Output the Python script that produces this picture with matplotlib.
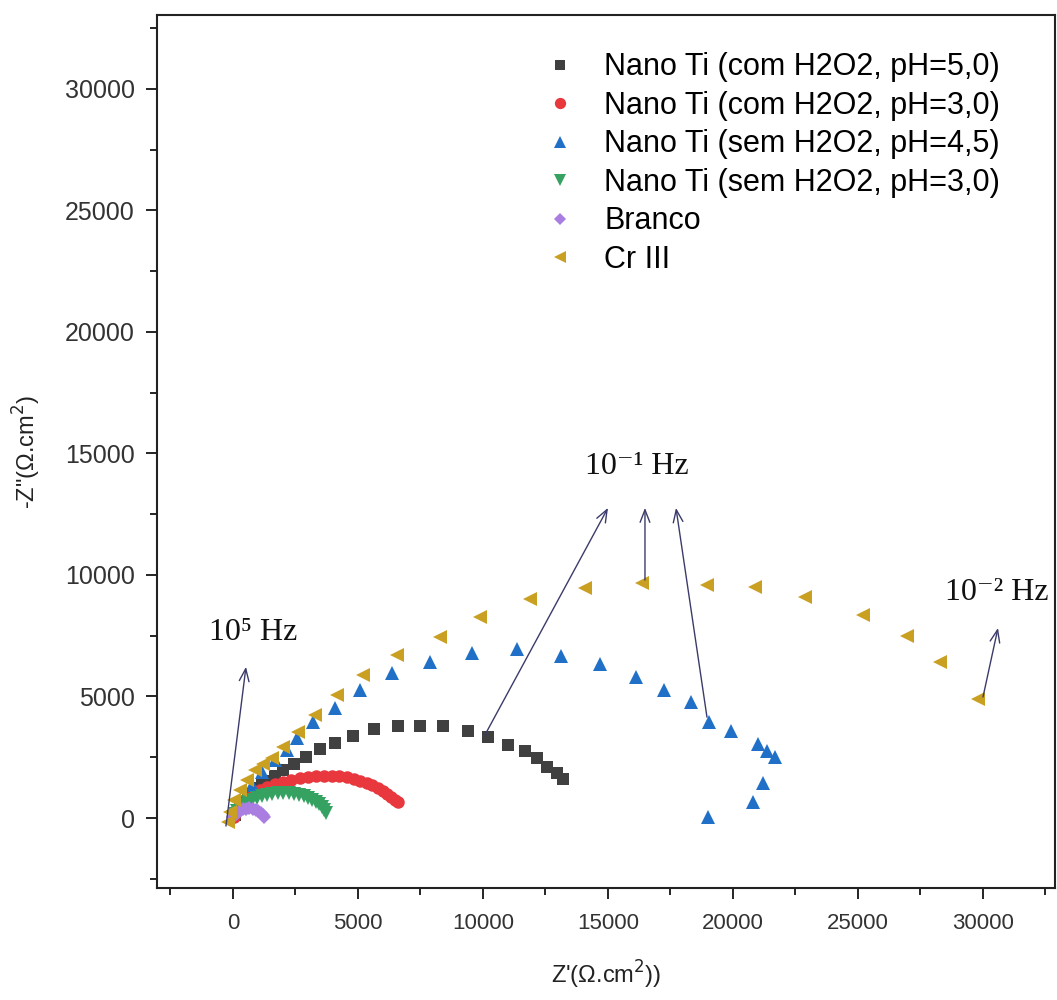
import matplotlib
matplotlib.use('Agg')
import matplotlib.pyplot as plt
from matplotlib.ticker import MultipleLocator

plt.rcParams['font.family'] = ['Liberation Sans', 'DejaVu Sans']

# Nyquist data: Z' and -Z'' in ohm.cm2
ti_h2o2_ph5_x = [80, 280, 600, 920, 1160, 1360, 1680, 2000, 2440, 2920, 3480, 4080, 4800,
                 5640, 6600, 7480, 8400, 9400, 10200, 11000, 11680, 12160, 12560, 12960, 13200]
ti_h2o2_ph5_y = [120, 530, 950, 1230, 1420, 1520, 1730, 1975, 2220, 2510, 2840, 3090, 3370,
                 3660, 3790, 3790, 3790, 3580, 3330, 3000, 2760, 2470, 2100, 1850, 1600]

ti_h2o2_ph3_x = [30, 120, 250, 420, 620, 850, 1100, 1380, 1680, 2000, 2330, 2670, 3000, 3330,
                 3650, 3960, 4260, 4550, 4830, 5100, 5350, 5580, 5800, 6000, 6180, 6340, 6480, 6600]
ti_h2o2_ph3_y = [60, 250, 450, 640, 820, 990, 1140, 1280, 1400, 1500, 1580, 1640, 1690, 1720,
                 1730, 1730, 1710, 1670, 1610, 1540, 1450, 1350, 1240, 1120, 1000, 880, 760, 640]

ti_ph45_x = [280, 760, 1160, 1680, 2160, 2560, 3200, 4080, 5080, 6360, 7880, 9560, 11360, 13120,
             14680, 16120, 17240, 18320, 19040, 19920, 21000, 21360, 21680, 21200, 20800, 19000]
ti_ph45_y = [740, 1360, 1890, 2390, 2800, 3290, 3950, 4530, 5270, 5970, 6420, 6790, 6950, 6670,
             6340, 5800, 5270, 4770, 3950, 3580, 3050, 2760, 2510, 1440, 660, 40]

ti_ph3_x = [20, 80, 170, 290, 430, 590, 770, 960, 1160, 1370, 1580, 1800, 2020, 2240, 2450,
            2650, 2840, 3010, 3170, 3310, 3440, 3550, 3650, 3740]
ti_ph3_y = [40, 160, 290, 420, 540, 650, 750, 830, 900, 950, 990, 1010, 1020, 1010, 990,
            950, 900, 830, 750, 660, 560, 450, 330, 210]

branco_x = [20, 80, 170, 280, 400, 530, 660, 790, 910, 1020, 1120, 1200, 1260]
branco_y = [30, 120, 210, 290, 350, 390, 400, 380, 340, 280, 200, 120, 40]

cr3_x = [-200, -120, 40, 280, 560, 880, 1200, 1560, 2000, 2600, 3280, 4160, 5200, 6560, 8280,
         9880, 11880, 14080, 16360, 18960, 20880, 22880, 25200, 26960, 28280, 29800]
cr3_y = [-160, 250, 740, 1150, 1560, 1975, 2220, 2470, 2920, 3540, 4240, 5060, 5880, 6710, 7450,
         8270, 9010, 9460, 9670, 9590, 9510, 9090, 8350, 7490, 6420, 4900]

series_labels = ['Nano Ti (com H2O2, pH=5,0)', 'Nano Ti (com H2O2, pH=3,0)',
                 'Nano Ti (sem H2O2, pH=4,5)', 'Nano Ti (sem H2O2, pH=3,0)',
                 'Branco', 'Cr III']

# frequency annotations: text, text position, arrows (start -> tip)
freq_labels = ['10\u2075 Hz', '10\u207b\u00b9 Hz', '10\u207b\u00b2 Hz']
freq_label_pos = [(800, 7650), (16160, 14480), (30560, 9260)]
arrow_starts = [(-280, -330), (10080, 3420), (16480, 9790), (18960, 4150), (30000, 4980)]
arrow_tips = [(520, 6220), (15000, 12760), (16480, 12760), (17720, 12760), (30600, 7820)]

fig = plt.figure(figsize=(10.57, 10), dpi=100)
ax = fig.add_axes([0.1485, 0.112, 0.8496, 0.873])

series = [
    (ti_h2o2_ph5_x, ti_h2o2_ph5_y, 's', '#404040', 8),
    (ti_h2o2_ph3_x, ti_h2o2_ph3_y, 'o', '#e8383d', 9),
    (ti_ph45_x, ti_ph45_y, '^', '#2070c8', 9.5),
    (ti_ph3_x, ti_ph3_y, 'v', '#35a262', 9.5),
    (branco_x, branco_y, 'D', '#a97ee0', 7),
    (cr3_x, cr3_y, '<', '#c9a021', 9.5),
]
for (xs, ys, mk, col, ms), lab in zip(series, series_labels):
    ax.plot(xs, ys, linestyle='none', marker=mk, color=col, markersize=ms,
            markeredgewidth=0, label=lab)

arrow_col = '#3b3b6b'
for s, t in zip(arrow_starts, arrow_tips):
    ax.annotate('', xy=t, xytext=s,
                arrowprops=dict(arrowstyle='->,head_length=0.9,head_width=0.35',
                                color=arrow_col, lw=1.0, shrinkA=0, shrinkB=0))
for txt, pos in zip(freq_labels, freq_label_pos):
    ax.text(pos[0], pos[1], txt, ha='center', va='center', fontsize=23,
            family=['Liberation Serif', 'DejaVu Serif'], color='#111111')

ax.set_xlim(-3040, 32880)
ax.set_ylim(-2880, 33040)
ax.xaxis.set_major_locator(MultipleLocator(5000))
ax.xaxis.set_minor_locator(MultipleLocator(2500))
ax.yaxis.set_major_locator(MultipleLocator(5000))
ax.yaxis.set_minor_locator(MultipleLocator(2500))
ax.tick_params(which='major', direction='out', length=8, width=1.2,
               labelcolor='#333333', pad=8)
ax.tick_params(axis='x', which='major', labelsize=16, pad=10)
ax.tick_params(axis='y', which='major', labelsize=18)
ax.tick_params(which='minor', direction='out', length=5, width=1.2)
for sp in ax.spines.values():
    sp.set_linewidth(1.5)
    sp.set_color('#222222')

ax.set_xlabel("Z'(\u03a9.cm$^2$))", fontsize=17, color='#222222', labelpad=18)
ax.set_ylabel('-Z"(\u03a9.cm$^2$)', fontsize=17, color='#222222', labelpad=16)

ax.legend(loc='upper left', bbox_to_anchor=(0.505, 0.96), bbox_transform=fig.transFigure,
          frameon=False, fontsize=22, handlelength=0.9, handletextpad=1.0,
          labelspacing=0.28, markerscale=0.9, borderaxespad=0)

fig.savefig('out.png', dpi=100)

* * *

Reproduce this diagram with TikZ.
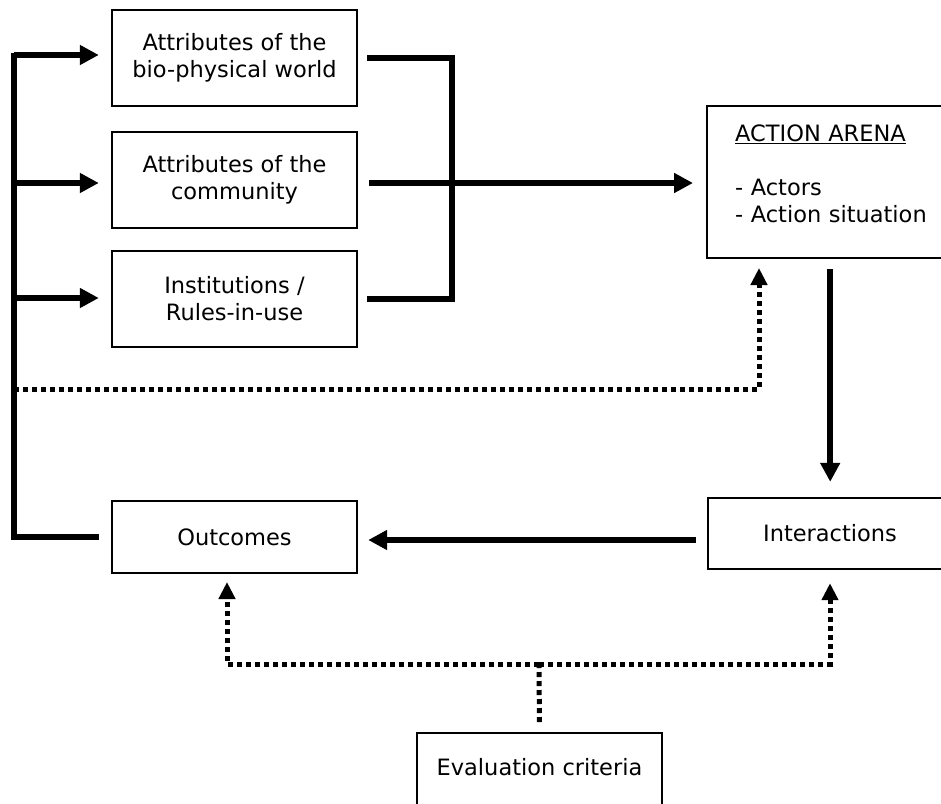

==

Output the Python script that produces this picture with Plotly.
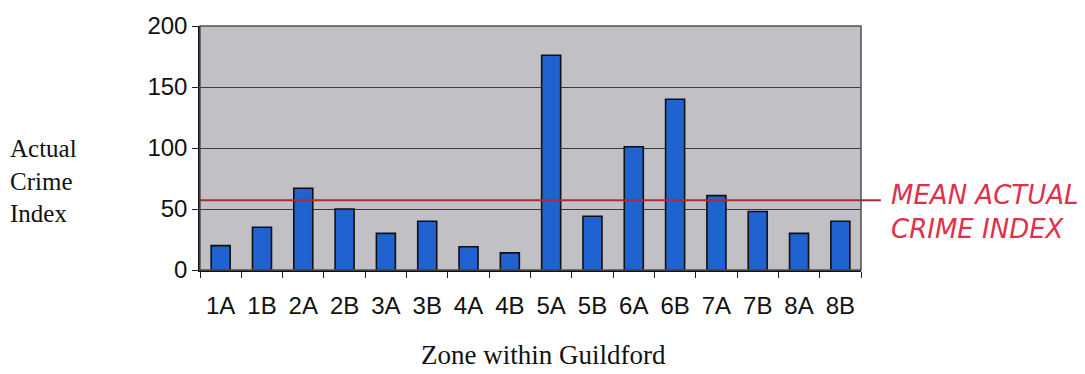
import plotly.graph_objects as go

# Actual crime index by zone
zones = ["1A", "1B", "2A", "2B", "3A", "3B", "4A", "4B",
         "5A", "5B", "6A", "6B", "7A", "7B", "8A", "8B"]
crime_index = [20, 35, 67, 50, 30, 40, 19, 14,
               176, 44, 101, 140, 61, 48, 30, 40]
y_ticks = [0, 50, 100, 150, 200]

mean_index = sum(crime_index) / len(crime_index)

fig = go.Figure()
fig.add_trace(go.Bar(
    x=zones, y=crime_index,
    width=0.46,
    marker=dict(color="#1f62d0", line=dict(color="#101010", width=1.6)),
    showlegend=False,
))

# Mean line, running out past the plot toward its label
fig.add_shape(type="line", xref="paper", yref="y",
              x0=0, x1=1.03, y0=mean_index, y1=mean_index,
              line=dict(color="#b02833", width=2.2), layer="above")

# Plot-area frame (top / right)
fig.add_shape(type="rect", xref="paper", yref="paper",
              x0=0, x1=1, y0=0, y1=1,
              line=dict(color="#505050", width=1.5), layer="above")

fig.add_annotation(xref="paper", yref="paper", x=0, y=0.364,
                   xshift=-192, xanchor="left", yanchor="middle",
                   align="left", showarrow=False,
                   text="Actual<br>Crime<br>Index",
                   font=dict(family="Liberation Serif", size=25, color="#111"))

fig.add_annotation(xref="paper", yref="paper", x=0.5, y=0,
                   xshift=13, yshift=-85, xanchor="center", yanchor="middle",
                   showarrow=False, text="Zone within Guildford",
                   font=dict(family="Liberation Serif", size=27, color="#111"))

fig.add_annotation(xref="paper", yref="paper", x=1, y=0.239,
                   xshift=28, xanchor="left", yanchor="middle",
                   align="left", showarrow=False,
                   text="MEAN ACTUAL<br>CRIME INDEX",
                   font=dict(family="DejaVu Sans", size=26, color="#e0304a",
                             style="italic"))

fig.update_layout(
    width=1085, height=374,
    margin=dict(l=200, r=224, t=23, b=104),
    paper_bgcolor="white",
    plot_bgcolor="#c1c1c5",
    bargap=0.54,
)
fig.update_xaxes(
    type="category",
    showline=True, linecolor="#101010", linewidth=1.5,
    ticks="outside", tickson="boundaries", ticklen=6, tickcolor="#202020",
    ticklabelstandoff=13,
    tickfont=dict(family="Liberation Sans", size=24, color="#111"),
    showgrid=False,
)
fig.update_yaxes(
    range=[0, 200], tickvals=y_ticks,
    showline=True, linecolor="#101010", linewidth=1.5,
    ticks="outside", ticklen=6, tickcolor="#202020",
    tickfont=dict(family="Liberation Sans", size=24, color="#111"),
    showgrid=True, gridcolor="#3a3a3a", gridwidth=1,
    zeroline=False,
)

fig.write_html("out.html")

• [THE REQUEST]:
From the listing above, repeat only the lines between the line containing "picture with matplotlib." and the line containing "2100, 1850, 1600]", those two included. Pictures are not part of the copy.

• [ANSWER TO THIS EXERCISE]:
Output the Python script that produces this picture with matplotlib.
import matplotlib
matplotlib.use('Agg')
import matplotlib.pyplot as plt
from matplotlib.ticker import MultipleLocator

plt.rcParams['font.family'] = ['Liberation Sans', 'DejaVu Sans']

# Nyquist data: Z' and -Z'' in ohm.cm2
ti_h2o2_ph5_x = [80, 280, 600, 920, 1160, 1360, 1680, 2000, 2440, 2920, 3480, 4080, 4800,
                 5640, 6600, 7480, 8400, 9400, 10200, 11000, 11680, 12160, 12560, 12960, 13200]
ti_h2o2_ph5_y = [120, 530, 950, 1230, 1420, 1520, 1730, 1975, 2220, 2510, 2840, 3090, 3370,
                 3660, 3790, 3790, 3790, 3580, 3330, 3000, 2760, 2470, 2100, 1850, 1600]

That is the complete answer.